* **What you should do**: Take the listing from its first line through the line that contains "import * as d3 from 'd3';" and please retype those lines exactly, leaving out the pictures.

* **Source excerpt**:
+---+

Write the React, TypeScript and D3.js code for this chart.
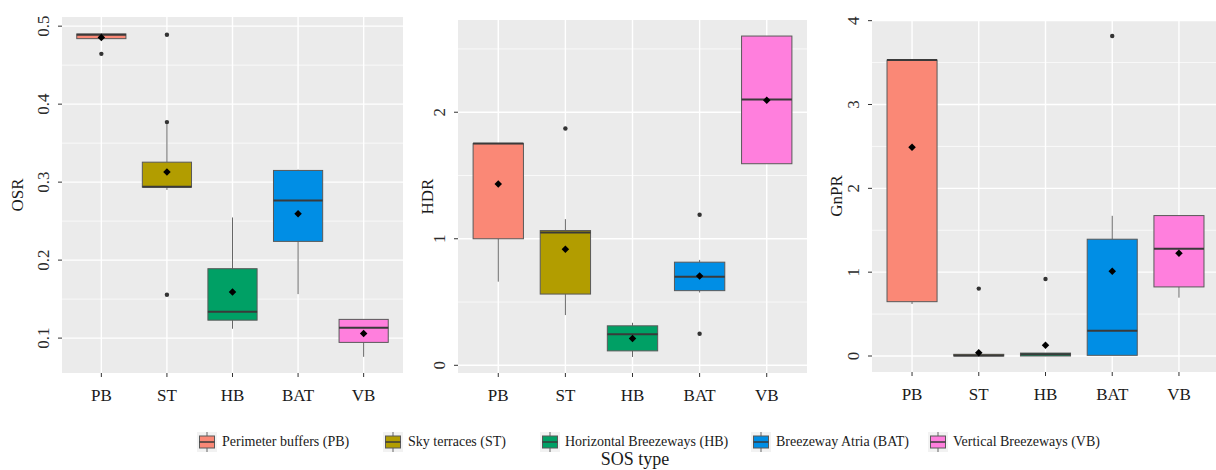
import React from 'react';
import * as d3 from 'd3';

const categories = ['PB', 'ST', 'HB', 'BAT', 'VB'];
const legendLabels = [
  'Perimeter buffers (PB)',
  'Sky terraces (ST)',
  'Horizontal Breezeways (HB)',
  'Breezeway Atria (BAT)',
  'Vertical Breezeways (VB)',
];
const fills = ['#FA8876', '#B29D00', '#00A065', '#008EE5', '#FF7FDD'];

// OSR
const osrLower = [0.484, 0.29, 0.112, 0.1564, 0.076];
const osrQ1 = [0.484, 0.2936, 0.123, 0.224, 0.0945];
const osrMedian = [0.489, 0.294, 0.1337, 0.2765, 0.1132];
const osrQ3 = [0.49, 0.3256, 0.189, 0.315, 0.124];
const osrUpper = [0.491, 0.3744, 0.2547, 0.316, 0.124];
const osrMean = [0.4855, 0.313, 0.159, 0.2594, 0.106];
const osrOutliers = [[0.4645], [0.489, 0.377, 0.1555], [], [], []];
const osrTicks = [0.1, 0.2, 0.3, 0.4, 0.5];
const osrMinor = [0.15, 0.25, 0.35, 0.45];

// HDR
const hdrLower = [0.661, 0.397, 0.066, 0.575, 1.593];
const hdrQ1 = [1.0, 0.563, 0.114, 0.59, 1.593];
const hdrMedian = [1.752, 1.049, 0.246, 0.7, 2.1];
const hdrQ3 = [1.752, 1.065, 0.312, 0.815, 2.602];
const hdrUpper = [1.752, 1.155, 0.336, 0.833, 2.602];
const hdrMean = [1.433, 0.918, 0.212, 0.705, 2.095];
const hdrOutliers = [[], [1.871], [], [1.19, 0.249], []];
const hdrTicks = [0, 1, 2];
const hdrMinor = [0.5, 1.5, 2.5];

// GnPR
const gnprLower = [0.62, 0, 0, 0.008, 0.696];
const gnprQ1 = [0.648, 0, 0, 0.008, 0.824];
const gnprMedian = [3.53, 0.005, 0.02, 0.302, 1.278];
const gnprQ3 = [3.53, 0.02, 0.035, 1.393, 1.675];
const gnprUpper = [3.53, 0.02, 0.035, 1.672, 1.675];
const gnprMean = [2.49, 0.04, 0.128, 1.011, 1.226];
const gnprOutliers = [[], [0.804], [0.919], [3.817], []];
const gnprTicks = [0, 1, 2, 3, 4];
const gnprMinor = [0.5, 1.5, 2.5, 3.5];

const FONT = '"Liberation Serif", "DejaVu Serif", serif';

type Stats = {
  lower: number[]; q1: number[]; median: number[]; q3: number[];
  upper: number[]; mean: number[]; outliers: number[][];
};

function Panel(props: {
  title: string; stats: Stats; ticks: number[]; minor: number[];
  fmt: (v: number) => string;
  left: number; right: number; top: number; bottom: number; titleX: number;
}) {
  const { title, stats, ticks, minor, fmt, left, right, top, bottom, titleX } = props;
  const all = [...stats.lower, ...stats.upper, ...stats.outliers.flat()];
  const lo = d3.min(all)!, hi = d3.max(all)!;
  const pad = (hi - lo) * 0.05;
  const y = d3.scaleLinear().domain([lo - pad, hi + pad]).range([bottom, top]);
  const x = d3.scalePoint<string>().domain(categories).range([left, right]).padding(0.6);
  const bw = x.step() * 0.75;
  const diamond = d3.symbol().type(d3.symbolDiamond2).size(36)()!;

  return (
    <g>
      <rect x={left} y={top} width={right - left} height={bottom - top} fill="#EBEBEB" />
      {minor.map((t) => (
        <line key={'m' + t} x1={left} x2={right} y1={y(t)} y2={y(t)} stroke="#fff" strokeWidth={0.7} />
      ))}
      {ticks.map((t) => (
        <line key={'g' + t} x1={left} x2={right} y1={y(t)} y2={y(t)} stroke="#fff" strokeWidth={1.4} />
      ))}
      {categories.map((c) => (
        <line key={'v' + c} x1={x(c)} x2={x(c)} y1={top} y2={bottom} stroke="#fff" strokeWidth={1.4} />
      ))}
      {categories.map((c, i) => {
        const cx = x(c)!;
        return (
          <g key={c}>
            <line x1={cx} x2={cx} y1={y(stats.upper[i])} y2={y(stats.q3[i])} stroke="#666" strokeWidth={1} />
            <line x1={cx} x2={cx} y1={y(stats.q1[i])} y2={y(stats.lower[i])} stroke="#666" strokeWidth={1} />
            <rect x={cx - bw / 2} y={y(stats.q3[i])} width={bw}
              height={Math.max(y(stats.q1[i]) - y(stats.q3[i]), 0.5)}
              fill={fills[i]} stroke="#595959" strokeWidth={1} />
            <line x1={cx - bw / 2} x2={cx + bw / 2} y1={y(stats.median[i])} y2={y(stats.median[i])}
              stroke="#3a3a3a" strokeWidth={2} />
            {stats.outliers[i].map((o, j) => (
              <circle key={j} cx={cx} cy={y(o)} r={2.2} fill="#333" />
            ))}
            <path d={diamond} transform={`translate(${cx},${y(stats.mean[i])})`} fill="#000" />
          </g>
        );
      })}
      {ticks.map((t) => (
        <g key={'t' + t}>
          <line x1={left - 4} x2={left} y1={y(t)} y2={y(t)} stroke="#333" strokeWidth={1} />
          <text transform={`translate(${left - 13},${y(t)}) rotate(-90)`} textAnchor="middle"
            fontFamily={FONT} fontSize={17} fill="#2b2b2b">{fmt(t)}</text>
        </g>
      ))}
      {categories.map((c) => (
        <g key={'x' + c}>
          <line x1={x(c)} x2={x(c)} y1={bottom} y2={bottom + 4} stroke="#333" strokeWidth={1} />
          <text x={x(c)} y={bottom + 28} textAnchor="middle" fontFamily={FONT} fontSize={17} fill="#1a1a1a">{c}</text>
        </g>
      ))}
      <text transform={`translate(${titleX},${(top + bottom) / 2}) rotate(-90)`} textAnchor="middle"
        fontFamily={FONT} fontSize={17} fill="#1a1a1a">{title}</text>
    </g>
  );
}

const legendX = [197, 383, 540, 751, 928];

export default function App() {
  const f1 = d3.format('.1f');
  const f0 = d3.format('d');
  return (
    <svg width={1216} height={470} style={{ position: 'absolute', left: 0, top: 0, background: '#fff' }}>
      <Panel title="OSR" fmt={f1} ticks={osrTicks} minor={osrMinor}
        stats={{ lower: osrLower, q1: osrQ1, median: osrMedian, q3: osrQ3, upper: osrUpper, mean: osrMean, outliers: osrOutliers }}
        left={62} right={403} top={17} bottom={373} titleX={23} />
      <Panel title="HDR" fmt={f0} ticks={hdrTicks} minor={hdrMinor}
        stats={{ lower: hdrLower, q1: hdrQ1, median: hdrMedian, q3: hdrQ3, upper: hdrUpper, mean: hdrMean, outliers: hdrOutliers }}
        left={458} right={807} top={20} bottom={373} titleX={433} />
      <Panel title="GnPR" fmt={f0} ticks={gnprTicks} minor={gnprMinor}
        stats={{ lower: gnprLower, q1: gnprQ1, median: gnprMedian, q3: gnprQ3, upper: gnprUpper, mean: gnprMean, outliers: gnprOutliers }}
        left={872} right={1219} top={20} bottom={372} titleX={842} />
      {legendLabels.map((l, i) => {
        const kx = legendX[i];
        return (
          <g key={l}>
            <rect x={kx} y={432} width={20} height={20} fill="#F2F2F2" />
            <line x1={kx + 10} x2={kx + 10} y1={432} y2={452} stroke="#666" strokeWidth={1} />
            <rect x={kx + 2.5} y={436} width={15} height={12} fill={fills[i]} stroke="#595959" strokeWidth={1} />
            <line x1={kx + 2.5} x2={kx + 17.5} y1={442} y2={442} stroke="#3a3a3a" strokeWidth={1.5} />
            <text x={kx + 25} y={446} fontFamily={FONT} fontSize={14} fill="#1a1a1a">{l}</text>
          </g>
        );
      })}
      <text x={635} y={465} textAnchor="middle" fontFamily={FONT} fontSize={18} fill="#1a1a1a">SOS type</text>
    </svg>
  );
}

+---+

* **Response for this exercise**:
Write the React, TypeScript and D3.js code for this chart.
import React from 'react';
import * as d3 from 'd3';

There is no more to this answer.